— Start —

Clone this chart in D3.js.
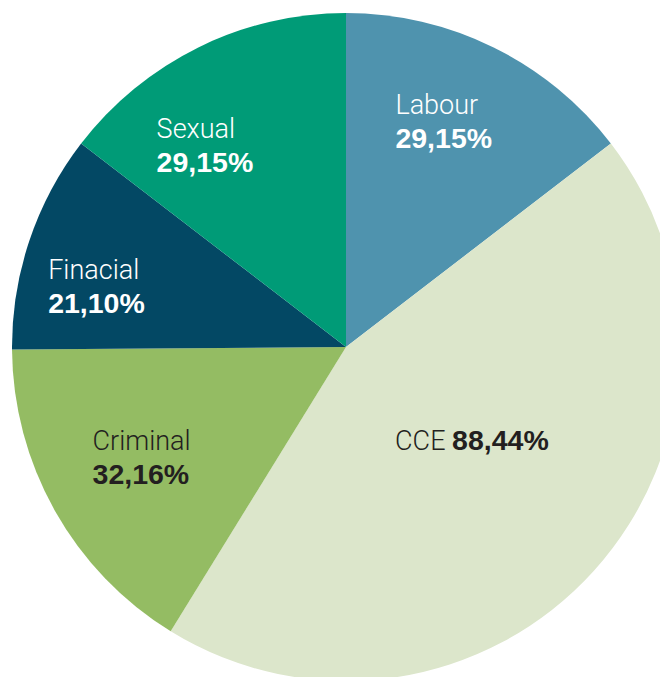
<!DOCTYPE html>
<html>
<head>
<meta charset="utf-8">
<script src="https://cdn.jsdelivr.net/npm/d3@7"></script>
<style>
  html, body { margin: 0; padding: 0; background: #ffffff; }
  svg { display: block; }
</style>
</head>
<body>
<script>
// slice data (the figures add up to 200)
const categories = ['Labour', 'CCE', 'Criminal', 'Finacial', 'Sexual']
const values = [29.15, 88.44, 32.16, 21.10, 29.15]
const valueLabels = ['29,15%', '88,44%', '32,16%', '21,10%', '29,15%']
const colours = ['#4f93ae', '#dce6cb', '#94bc63', '#034864', '#009b77']
const textColours = ['#ffffff', '#231f20', '#231f20', '#ffffff', '#ffffff']

const width = 660
const height = 677
const cx = 346
const cy = 347
const radius = 334

// where each label sits: angle nudge (deg), distance from centre, small pixel nudge
const labelPlace = {
    Labour: { da: -2, r: 243, dx: -2, dy: -4 },
    CCE: { da: -6, r: 157, dx: -1, dy: 1 },
    Criminal: { da: -1, r: 237, dx: 0, dy: -9 },
    Finacial: { da: -6.6, r: 253, dx: -2, dy: -8 },
    Sexual: { da: -9, r: 241, dx: -2, dy: -5 }
}

const slices = categories.map((c, i) => ({
    name: c,
    value: values[i],
    label: valueLabels[i],
    colour: colours[i],
    text: textColours[i]
}))

const svg = d3.select('body')
    .append('svg')
    .attr('width', width)
    .attr('height', height)

const g = svg.append('g')
    .attr('transform', `translate(${cx},${cy})`)

const pie = d3.pie()
    .sort(null)
    .value(d => d.value)

const arc = d3.arc()
    .innerRadius(0)
    .outerRadius(radius)

const arcs = pie(slices)

g.selectAll('path')
    .data(arcs)
    .join('path')
    .attr('d', arc)
    .attr('fill', d => d.data.colour)

const nameFont = 'Roboto, "Liberation Sans", sans-serif'
const valueFont = '"Liberation Sans", Arial, sans-serif'

const labels = g.selectAll('g.label')
    .data(arcs)
    .join('g')
    .attr('class', 'label')

labels.each(function (d) {
    const grp = d3.select(this)
    const place = labelPlace[d.data.name]
    const a = (d.startAngle + d.endAngle) / 2 + place.da * Math.PI / 180
    const px = Math.sin(a) * place.r + place.dx
    const py = -Math.cos(a) * place.r + place.dy

    const t = grp.append('text')
        .attr('fill', d.data.text)

    function nameSpan(){
        return t.append('tspan')
            .style('font-family', nameFont)
            .style('font-size', '27px')
            .style('font-weight', 300)
    }

    function valueSpan(){
        return t.append('tspan')
            .style('font-family', valueFont)
            .style('font-size', '28.5px')
            .style('font-weight', 700)
    }

    if (d.data.name === 'CCE') {
        nameSpan().text(d.data.name + ' ')
        valueSpan().text(d.data.label)
    } else {
        nameSpan().attr('x', 0).text(d.data.name)
        valueSpan().attr('x', 0).attr('dy', 34).text(d.data.label)
    }

    // centre the block on its spot, keeping the lines left aligned
    const bb = this.getBBox()
    grp.attr('transform', `translate(${px - bb.x - bb.width / 2},${py - bb.y - bb.height / 2})`)
})
</script>
</body>
</html>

— End —

* **WHAT YOU ARE ASKED TO DO**
Reproduce the full listing above verbatim, with no pictures included.

* **COMPLETED EXERCISE**
Clone this chart in D3.js.
<!DOCTYPE html>
<html>
<head>
<meta charset="utf-8">
<script src="https://cdn.jsdelivr.net/npm/d3@7"></script>
<style>
  html, body { margin: 0; padding: 0; background: #ffffff; }
  svg { display: block; }
</style>
</head>
<body>
<script>
// slice data (the figures add up to 200)
const categories = ['Labour', 'CCE', 'Criminal', 'Finacial', 'Sexual']
const values = [29.15, 88.44, 32.16, 21.10, 29.15]
const valueLabels = ['29,15%', '88,44%', '32,16%', '21,10%', '29,15%']
const colours = ['#4f93ae', '#dce6cb', '#94bc63', '#034864', '#009b77']
const textColours = ['#ffffff', '#231f20', '#231f20', '#ffffff', '#ffffff']

const width = 660
const height = 677
const cx = 346
const cy = 347
const radius = 334

// where each label sits: angle nudge (deg), distance from centre, small pixel nudge
const labelPlace = {
    Labour: { da: -2, r: 243, dx: -2, dy: -4 },
    CCE: { da: -6, r: 157, dx: -1, dy: 1 },
    Criminal: { da: -1, r: 237, dx: 0, dy: -9 },
    Finacial: { da: -6.6, r: 253, dx: -2, dy: -8 },
    Sexual: { da: -9, r: 241, dx: -2, dy: -5 }
}

const slices = categories.map((c, i) => ({
    name: c,
    value: values[i],
    label: valueLabels[i],
    colour: colours[i],
    text: textColours[i]
}))

const svg = d3.select('body')
    .append('svg')
    .attr('width', width)
    .attr('height', height)

const g = svg.append('g')
    .attr('transform', `translate(${cx},${cy})`)

const pie = d3.pie()
    .sort(null)
    .value(d => d.value)

const arc = d3.arc()
    .innerRadius(0)
    .outerRadius(radius)

const arcs = pie(slices)

g.selectAll('path')
    .data(arcs)
    .join('path')
    .attr('d', arc)
    .attr('fill', d => d.data.colour)

const nameFont = 'Roboto, "Liberation Sans", sans-serif'
const valueFont = '"Liberation Sans", Arial, sans-serif'

const labels = g.selectAll('g.label')
    .data(arcs)
    .join('g')
    .attr('class', 'label')

labels.each(function (d) {
    const grp = d3.select(this)
    const place = labelPlace[d.data.name]
    const a = (d.startAngle + d.endAngle) / 2 + place.da * Math.PI / 180
    const px = Math.sin(a) * place.r + place.dx
    const py = -Math.cos(a) * place.r + place.dy

    const t = grp.append('text')
        .attr('fill', d.data.text)

    function nameSpan(){
        return t.append('tspan')
            .style('font-family', nameFont)
            .style('font-size', '27px')
            .style('font-weight', 300)
    }

    function valueSpan(){
        return t.append('tspan')
            .style('font-family', valueFont)
            .style('font-size', '28.5px')
            .style('font-weight', 700)
    }

    if (d.data.name === 'CCE') {
        nameSpan().text(d.data.name + ' ')
        valueSpan().text(d.data.label)
    } else {
        nameSpan().attr('x', 0).text(d.data.name)
        valueSpan().attr('x', 0).attr('dy', 34).text(d.data.label)
    }

    // centre the block on its spot, keeping the lines left aligned
    const bb = this.getBBox()
    grp.attr('transform', `translate(${px - bb.x - bb.width / 2},${py - bb.y - bb.height / 2})`)
})
</script>
</body>
</html>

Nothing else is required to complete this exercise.